Payment systems are often the most sensitive part of any business operation. A single unreconciled transaction, a failed retry, or a missed subscription renewal can cascade into customer churn, revenue leakage, or compliance exposure.

Yet many companies still:

  • Reconcile transactions manually in spreadsheets
  • Track subscription status with no automation
  • Handle payment failures reactively, days after they occur
  • Operate without a complete transaction audit trail

Common Automation Gaps

The most common points of failure in un-automated payment infrastructure:

Manual reconciliation High risk
No transaction audit trail Compliance gap
No automated failure handling Revenue loss
Poor subscription lifecycle tracking Churn risk

What Proper Automation Looks Like

Event-driven payment logging

Every payment event — initiated, succeeded, failed, refunded, disputed — should trigger an immutable log entry. This gives you a real-time, auditable record without manual reconciliation. Systems built on webhook-triggered pipelines achieve this naturally.

Automated failed payment retry

Failed payments are not a dead end — they are a recoverable event. Smart retry logic, with exponential backoff and customer notification, can recover 20–40% of failed transactions automatically. Without automation, most businesses never retry at all.

Real-time reporting dashboard

Finance teams should not be running reports manually. A properly automated system surfaces MRR, churn, failed payment rates, and cohort retention in real time — no exports, no pivot tables.

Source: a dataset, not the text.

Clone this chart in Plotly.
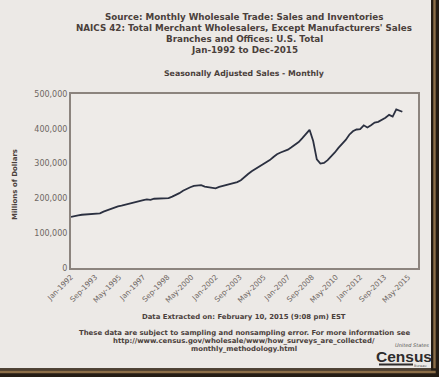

Webhook-triggered workflows

Webhooks from your payment processor (Stripe, Paddle, etc.) should drive downstream business logic — provisioning access, sending receipts, updating CRM records, triggering dunning flows. Manual handoffs in this chain are the root cause of most billing errors.

Security Matters

Payment automation must include security by design — not as an afterthought:

  • Encrypted API communication — all payment data in transit must use TLS 1.2+ with certificate validation
  • Role-based access control — finance teams should see reporting; engineers should not see raw card data
  • Transaction logging — every action taken on a transaction must be logged with actor, timestamp, and outcome
  • Audit-ready architecture — your system should be able to produce a complete transaction history for any period on demand

Conclusion

Automation in payments isn't about convenience. It's about operational stability. A manual payment process is not just inefficient — it is a liability that grows in proportion to your transaction volume.

The businesses that automate their payment infrastructure early build a foundation that scales cleanly to millions of transactions. Those that don't eventually face a painful, expensive rebuild at the worst possible time — when they're already under growth pressure.